Don’t even dream about it. Colorado never will produce a largemouth world record, or even come close to it. At the outside edge of the temperature range for the species, most Colorado waters are too cold to harbor bass. Nowhere is the growing season conducive to growing really big ones.
Then there’s the matter of evolution. Colorado largemouths are of the so-called “northern” strain, which don’t begin to match the “Florida” variety that reach record proportions.
But our state can provide very good action for what has been proclaimed America’s Fish – provided fish managers get their act together.
Highly adaptable, bass have been relocated all over the world. The trouble in Colorado is that they too often are discovered belly up in the bottom of someone’s ice chest. A combination of slow growth and kill pressure almost always translates to substandard fishing – which is what we find in most public lakes and ponds.
You can find bass in hundreds of places on either side of the mountains. But unless you have access to private water or pinpoint the handful of public waters given adequate protection from fish hogs and poachers, don’t expect them to be numerous or large.
Colorado’s record is 11 pounds, 6 ounces, taken from Echo Canyon Reservoir near Pagosa Springs by Jarrett Edwards in 1997. That’s barely half the size of the 22-pound, 4-ounce record taken by a Georgia farmer named George Perry almost 75 years ago.

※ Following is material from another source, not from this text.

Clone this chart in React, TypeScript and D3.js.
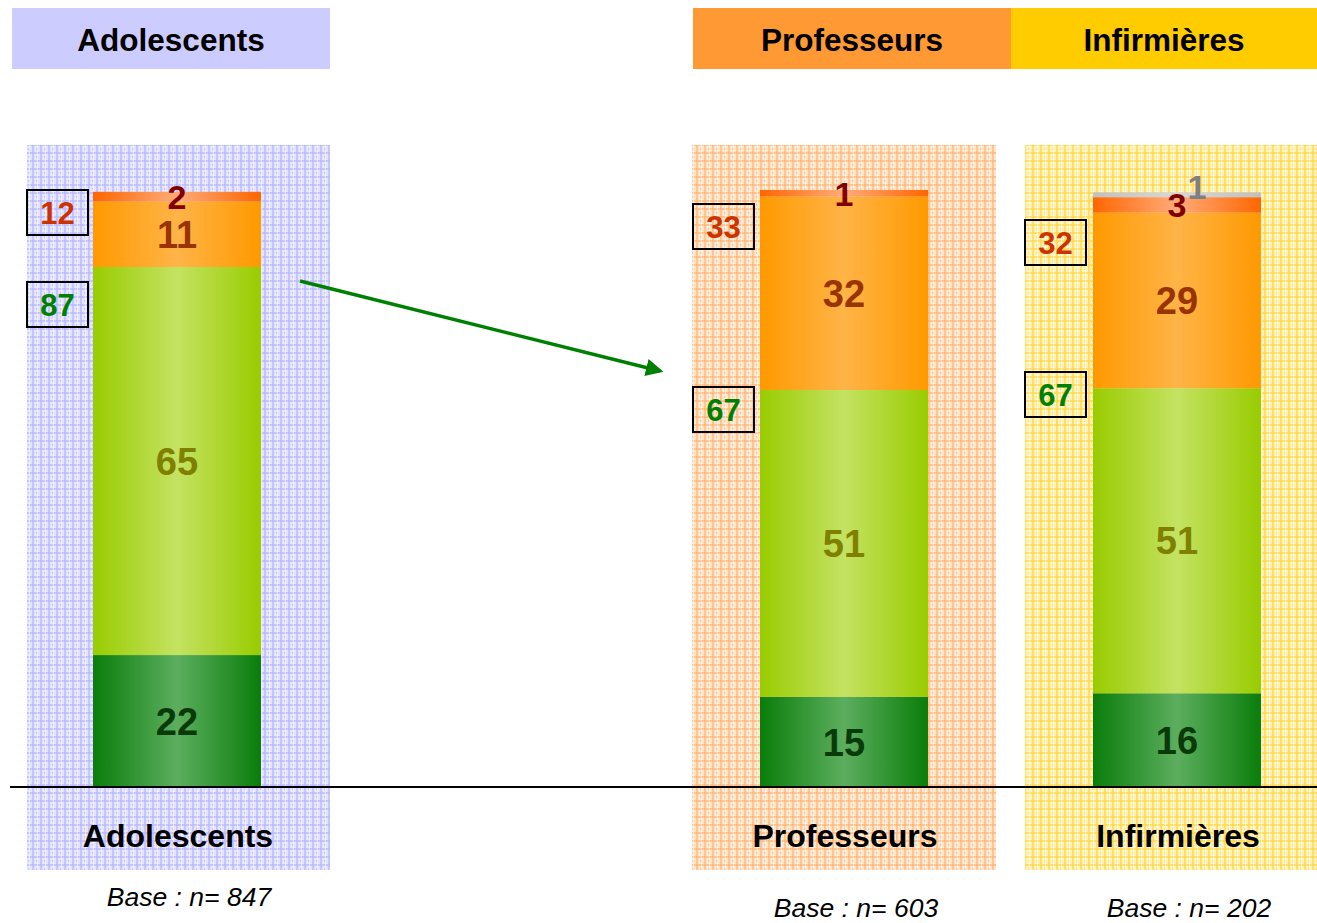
import React from 'react';
import * as d3 from 'd3';

const WIDTH = 1317;
const HEIGHT = 923;

// data (unrounded shares; labels are rounded)
const groups = ['Adolescents', 'Professeurs', 'Infirmières'];
const baseN = [847, 603, 202];
const tresSouvent = [22.1, 15.1, 15.7];
const assezSouvent = [65.0, 51.4, 51.1];
const rarement = [11.0, 32.4, 29.4];
const jamais = [1.6, 1.1, 2.6];
const nsp = [0, 0, 0.8];
const totalOui = [87, 67, 67];
const totalNon = [12, 33, 32];

const series = [
  { key: 'tres', values: tresSouvent, grad: 'gDark', text: '#0a3a0a' },
  { key: 'assez', values: assezSouvent, grad: 'gLight', text: '#808000' },
  { key: 'rare', values: rarement, grad: 'gOrange', text: '#993300' },
  { key: 'jamais', values: jamais, grad: 'gRed', text: '#800000' },
  { key: 'nsp', values: nsp, grad: 'gGray', text: '#808080' },
];

// layout (pixels)
const barCenters = [177, 844, 1177];
const BAR_W = 168;
const panels = [
  { x: 27, w: 303, pat: 'pLilac' },
  { x: 692, w: 304, pat: 'pOrange' },
  { x: 1025, w: 292, pat: 'pYellow' },
];
const headers = [
  { x: 12, w: 318, fill: '#ccccff' },
  { x: 693, w: 318, fill: '#ff9933' },
  { x: 1011, w: 306, fill: '#ffcc00' },
];
const boxX = [27, 693, 1025];
const nonBoxY = [190, 204, 220];
const ouiBoxY = [282, 387, 372];
const baseY = [906, 917, 917];

const BASELINE = 787;

const App = () => {
  const y = d3.scaleLinear().domain([0, 100]).range([BASELINE, 190]);
  const stack = groups.map((_, gi) => {
    let acc = 0;
    return series.map((s) => {
      const v = s.values[gi];
      const seg = { ...s, v, y0: acc, y1: acc + v };
      acc += v;
      return seg;
    });
  });

  const font = '"Liberation Sans", Arial, sans-serif';

  const grad = (id: string, edge: string, mid: string) => (
    <linearGradient id={id} x1="0" x2="1" y1="0" y2="0">
      <stop offset="0%" stopColor={edge} />
      <stop offset="50%" stopColor={mid} />
      <stop offset="100%" stopColor={edge} />
    </linearGradient>
  );

  const pattern = (id: string, base: string, line: string, dot: string) => (
    <pattern id={id} width={8} height={8} patternUnits="userSpaceOnUse">
      <rect width={8} height={8} fill={base} />
      <rect x={0} y={0} width={8} height={2} fill={line} opacity={0.7} />
      <rect x={0} y={0} width={2} height={8} fill={line} opacity={0.7} />
      <rect x={4} y={4} width={2} height={2} fill={dot} />
      <rect x={5} y={0} width={1} height={8} fill="#ffffff" opacity={0.6} />
    </pattern>
  );

  return (
    <svg width={WIDTH} height={HEIGHT} style={{ display: 'block', position: 'absolute', left: 0, top: 0 }} fontFamily={font}>
      <defs>
        {grad('gDark', '#0a7d0a', '#5cae5e')}
        {grad('gLight', '#99cc00', '#c4e262')}
        {grad('gOrange', '#ff9900', '#ffb447')}
        {grad('gRed', '#ff6600', '#ffab7a')}
        {grad('gGray', '#c0c0c0', '#d8d8d8')}
        {pattern('pLilac', '#e4e4ff', '#b8b8ff', '#c8c8ff')}
        {pattern('pOrange', '#ffe6cc', '#ffb677', '#ffc898')}
        {pattern('pYellow', '#fff2bb', '#ffd845', '#ffe07a')}
        <marker id="arrow" viewBox="0 0 10 10" refX="8" refY="5" markerWidth="5" markerHeight="5" orient="auto">
          <path d="M0,0 L10,5 L0,10 z" fill="#008000" />
        </marker>
      </defs>
      <rect width={WIDTH} height={HEIGHT} fill="#ffffff" />

      {headers.map((h, i) => (
        <g key={'h' + i}>
          <rect x={h.x} y={8} width={h.w} height={61} fill={h.fill} />
          <text x={h.x + h.w / 2} y={51} textAnchor="middle" fontSize={31.5} fontWeight="bold" fill="#000">
            {groups[i]}
          </text>
        </g>
      ))}

      {panels.map((p, i) => (
        <rect key={'p' + i} x={p.x} y={145} width={p.w} height={725} fill={`url(#${p.pat})`} />
      ))}

      {stack.map((segs, gi) => (
        <g key={'b' + gi}>
          {segs.filter((s) => s.v > 0).map((s) => (
            <rect
              key={s.key}
              x={barCenters[gi] - BAR_W / 2}
              width={BAR_W}
              y={y(s.y1)}
              height={y(s.y0) - y(s.y1)}
              fill={`url(#${s.grad})`}
            />
          ))}
          {segs.filter((s) => s.v > 0).map((s) => {
            const small = s.v < 5;
            const isNsp = s.key === 'nsp';
            const cx = barCenters[gi] + (isNsp ? 20 : 0);
            const cy = isNsp ? y(s.y1) - 6 : (y(s.y0) + y(s.y1)) / 2;
            return (
              <text
                key={'t' + s.key}
                x={cx}
                y={cy}
                dy="0.36em"
                textAnchor="middle"
                fontSize={small ? 34 : 38}
                fontWeight="bold"
                fill={s.text}
              >
                {Math.round(s.v)}
              </text>
            );
          })}
        </g>
      ))}

      {groups.map((_, gi) => (
        <g key={'box' + gi}>
          <rect x={boxX[gi]} y={nonBoxY[gi]} width={61} height={45} fill="none" stroke="#000" strokeWidth={2} />
          <text x={boxX[gi] + 30.5} y={nonBoxY[gi] + 22.5} dy="0.36em" textAnchor="middle" fontSize={31} fontWeight="bold" fill="#cc3300">
            {totalNon[gi]}
          </text>
          <rect x={boxX[gi]} y={ouiBoxY[gi]} width={61} height={45} fill="none" stroke="#000" strokeWidth={2} />
          <text x={boxX[gi] + 30.5} y={ouiBoxY[gi] + 22.5} dy="0.36em" textAnchor="middle" fontSize={31} fontWeight="bold" fill="#008000">
            {totalOui[gi]}
          </text>
        </g>
      ))}

      <line x1={10} x2={WIDTH} y1={BASELINE} y2={BASELINE} stroke="#000" strokeWidth={2} />

      <line x1={300} y1={281} x2={660} y2={371} stroke="#008000" strokeWidth={3.5} markerEnd="url(#arrow)" />

      {groups.map((g, gi) => (
        <g key={'l' + gi}>
          <text x={barCenters[gi] + 1} y={847} textAnchor="middle" fontSize={32} fontWeight="bold" fill="#000">
            {g}
          </text>
          <text x={barCenters[gi] + 12} y={baseY[gi]} textAnchor="middle" fontSize={26.5} fontStyle="italic" fill="#000">
            Base : <tspan>n</tspan>= {baseN[gi]}
          </text>
        </g>
      ))}
    </svg>
  );
};

export default App;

The pursuit of a record catch that would make the lucky angler an instant millionaire has over the past three decades taken on a manic mood that sometimes defies belief. The chase is centered chiefly in sunny Southern California, where transplanted Florida bass plumped up on stocked rainbow trout surely have exceeded the venerable record.
In 1997, a man named Paul Duclos caught a fish that almost certainly broke the mark by almost 2 pounds. Thing was, he weighed it on a bathroom scale his wife brought to the dock and then released it to keep it alive.
Then there was the recent March event, reported on these pages, in which Mac Weakley landed a bass that registered 25 pounds, 1 ounce on a hand-held digital scale. But the fish was foul hooked and Weakley, who had been chasing the record for years, released it.
This quest, increasingly bizarre, has been chronicled in a remarkably good book, “Sowbelly,” published by Plume ($15). A writer for Forbes magazine and an enthusiastic fisherman, Monte Burke spent long months and considerable miles tracking the people and places central to the hunt, mostly in California.
Whatever one’s angling inclination, it ranks among the best books about fishing ever written – filled with suspense, compelling characters and a keen dedication to the facts of what continues to be America’s most epic outdoor adventure.
Burke’s travels took him to Cuba, often cited for its record potential. Here he encountered concerns that subsistence fishing may have jeopardized that chance, a development that brings us back to the situation in Colorado, where the worry isn’t at all about records. Rather, it’s about providing quality recreation, hopefully close to home, for a rapidly expanding population.
To grasp the potential for this, we on Saturday sampled a series of small lakes scoured along the Poudre River Valley near Windsor. Open to the members of a large residential community, they are fished frequently using any method. Difference is, all must be returned to the water.
Schools of healthy bass prowled the shoreline; crappie, white and black, weighing up to 2 1/2 pounds, grabbed twister-tail jigs tossed into the shallows.
“If you keep fish in the water, they’ll grow big,” said Tyler Lind, a 17-year-old Windsor High School senior who does guide trips on the lakes through the auspices of Stillwater Outfitters (303-659-8665).
It’s a concept that seems to have escaped the Division of Wildlife – or at least been largely ignored for fear of criticism from the catch-and- keep crowd.
Meanwhile, the stark contrast between warm-water ponds with kill restrictions and those left open to public slaughter grows greater with each new angler who moves into the mix.
In Colorado, you won’t grow records by requiring that more fish be released. But you’ll certainly increase the average, not to mention the fun.